Canberra may have been officially named in 1913, but it wasn’t until well into the 1920s that community services, like sporting clubs and facilities, were developed and made available for public use. The arrival of public servants and their families from Melbourne to accompany the Federal Legislature in 1927 put pressure on the Federal Capital Commission (FCC) to develop amenities that would turn the settlement into a community. The Social Services Association was established in 1926 to help the city planners gain feedback on what needs were most pressing for the small but growing community. Sports grounds and facilities were at the top of the list of needs and wants. Women, through a special Social Services Officer, made sure their voices were heard on this matter.

Margaret Whitlam at the opening of the 1973 Season of the Canberra Croquet Club

Margaret Whitlam at the opening of the 1973 Season of the Canberra Croquet Club. Canberra Croquet Club Records. ACT Heritage Library.

In a town where men outnumbered women by 3 to 1 in the early days, it is not surprising that sports such as rugby, cricket and Australian Rules Football were organised quickly and enthusiastically. But even though they were small in number, the women of Canberra were determined to claim their right to play sport as well. On 15 November 1927, sixty women representing a wide variety of sports attended a meeting called by Miss D.M Hawkins, the Women’s Social Service Officer, to discuss the formation of a Women’s Sports Association. Areas of specific concern were raised, like access to the existing tennis courts, the progress of girls’ hockey teams that were already competing, and the formation of cricket teams and basketball (what we would call netball) teams. But the primary purpose of the meeting was to gauge the interest in sport amongst Canberra women and then feed it back to the Federal Capital Commission. Given that Lady Butters, wife of the Chief Commissioner, was in the chair, there was no danger that the feedback wouldn’t be heard.

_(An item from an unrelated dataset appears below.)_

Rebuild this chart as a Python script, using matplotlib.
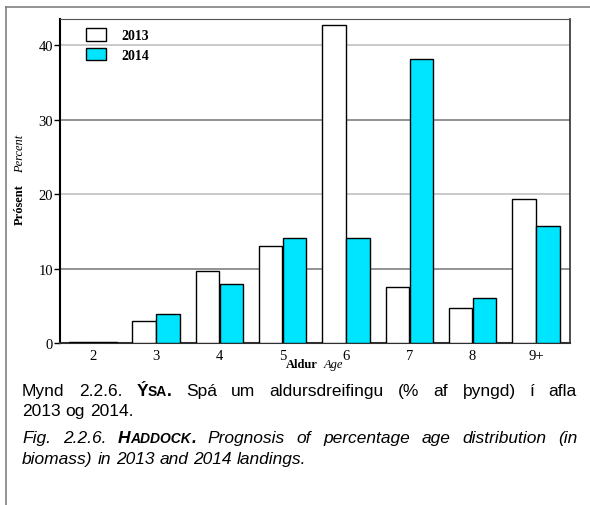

Between them, Miss Hawkins and Lady Butters were quick and formidable workers. A series of further public meetings and consultations with the FCC ensued. By 5 March 1928, newspapers were reporting that a ground and many other facilities would be provided for women, so that ‘the fair sex’ might no longer ‘feel neglected’ in their pursuit of sport and recreation in Canberra.Over the next two years, regular meetings were held by the Women’s Sports Association to call for the formation of basketball, cricket and hockey clubs, for access to tennis courts and bathing facilities. The establishment of a branch of the YWCA in Canberra in 1929 created more options and opportunities for women’s sport and recreation. So it was with a good deal of confidence that Miss D.M Hawkins, on the occasion of a party to wish her well before she migrated to New Zealand urged those in attendance to ‘stick together’ so that they can ‘put Canberra on the map of the women’s sporting world.’

Canberra women playing bowls

Canberra women playing bowls. Canberra Women's Bowling Club Records. ACT Heritage Library.

Over eighty years later, Miss Hawkins would be proud of the legacy she helped to create. The City of Canberra is home to elite sportswomen, such as champion basketballer, Lauren Jackson, and influential administrators like Heather Reid, CEO of Capital Football. It is represented at a national level by teams like the Canberra Capitals in the Women’s National Basketball League and the Canberra Darters (Netball ACT) in the Australian Netball League. Its women lawn bowlers were not only fierce competitors in their own right, but vital to the sustenance of men’s organisations which, in the early days, would only allow women to play as associates if they made sandwiches for the men on the weekend!

But perhaps, most importantly, Canberra is home to the largest number of ordinary weekend warriors in all Australia. According to an Australian Bureau of Statistics report, published in 2012, 78.8 % of Canberra women regularly participate in Sport and Recreation, 9.7% more than the nearest ‘rival’ Tasmania at 69.1%. If we combine this record with the important role that Canberra has played as a developer of elite talent, through the Australian Institute of Sport, and the development of policy to promote and encourage women in sport through the Australian Sports Commission’s Women’s Sports Unit, then it most certainly is not overstating it to say that women have been very important in putting Canberra on the map of the sporting world, full stop!